Print

Print


In a message dated Tue, 8 Jan 2002 10:39:33 AM Eastern Standard Time, "Jose Pereira" <[log in to unmask]> writes:

> 
> In no way did I intend to hurt your feelings or speak on behalf of other 
> listmembers.
> 
> You may understand that after reading your note about the enlightening and idea-provoking way of reading FQ in this particular way I was quite naturally expecting to find these provoked thoughts (traces of enlightment?)at the end of your own posting, but failed in doing so.
> 
> It's my own point to which I still adhere (not imposing it on anyone on this list, however), that quoting poetry without a commentary may not be quite as 
useful, or thought-provoking, or enlightening, as it would have been if the commentary is attempted in the first place. As simple as that.
> 
> Sorry again if I have involuntarily caused a misunderstanding.
> 
> Cheers
> 
> J.
> 
> PS. For a change, could I suggest that we read EC with "In my end is my 
> beginning" as an opening line? And proceed this way to the very beginning 
> where it (the beginnig) actually proves to be "The end"?
> I found EC laid out in this particular way very thought-provoking lately:-))
> 

I've addressed your sound observation that commentary -- I would add, if it rises to a certain level -- is preferable to mere text.  However, the fact that I've not come up with commentary by this method for current distribution does not mean that the method is invalid.  The fault may be mine, or due to time constraints.

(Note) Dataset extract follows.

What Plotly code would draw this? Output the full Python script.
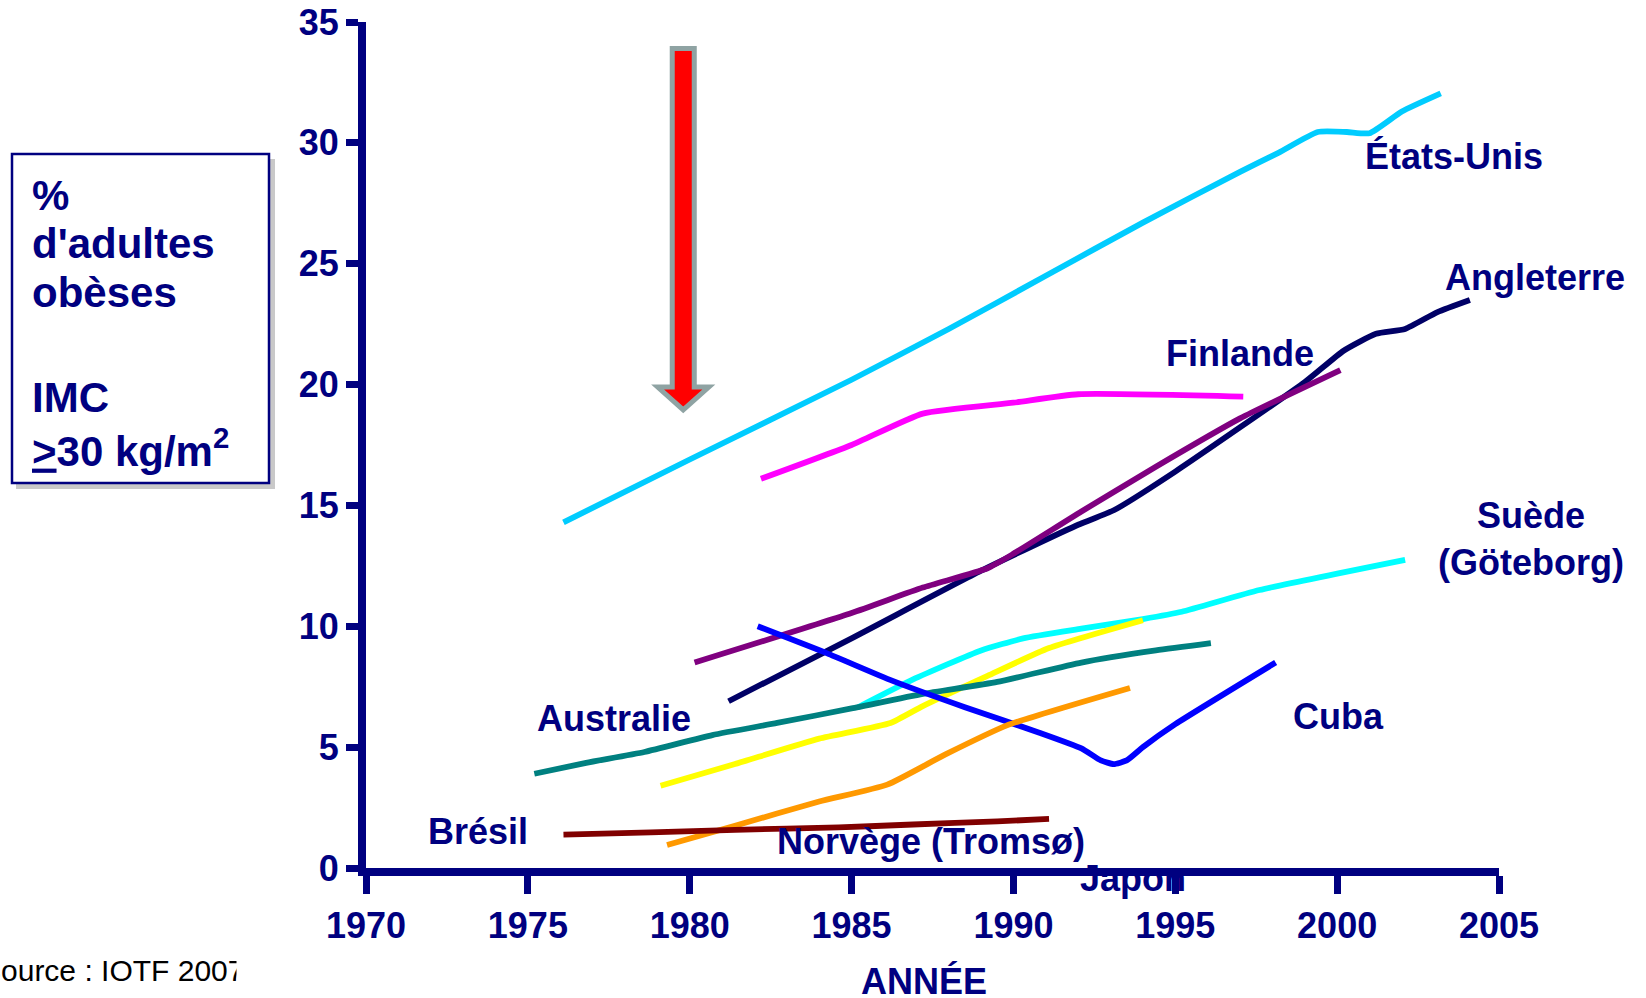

I take your point regarding non-sequential reading of a work.  Here, however, Eliot chose to regard, as a group, four separate poems, each with five numbered sections.  To those who have read the poems many times in sequence, and have an abiding interest in them, the idea of reading the sections in the way I've proposed is, I believe, rather different than reading any of them backwards.  I suspect, if we had a prolonged discussion on the subject, you would agree.

In any case, apologies over such things are really not necessary -- though, as they say, it never hurts to say you're sorry, even if you don't mean it.  I'm not terribly thin-skinned, and was more intersted in defending my proposed method of reading than in responding to any personal attack. 

Ideally, I'll be able to demonstrate the worth of my proposal by finding something terribly profound to say after employing it.  If not, and more likely, someone else may.  If neither, I still say, no harm done.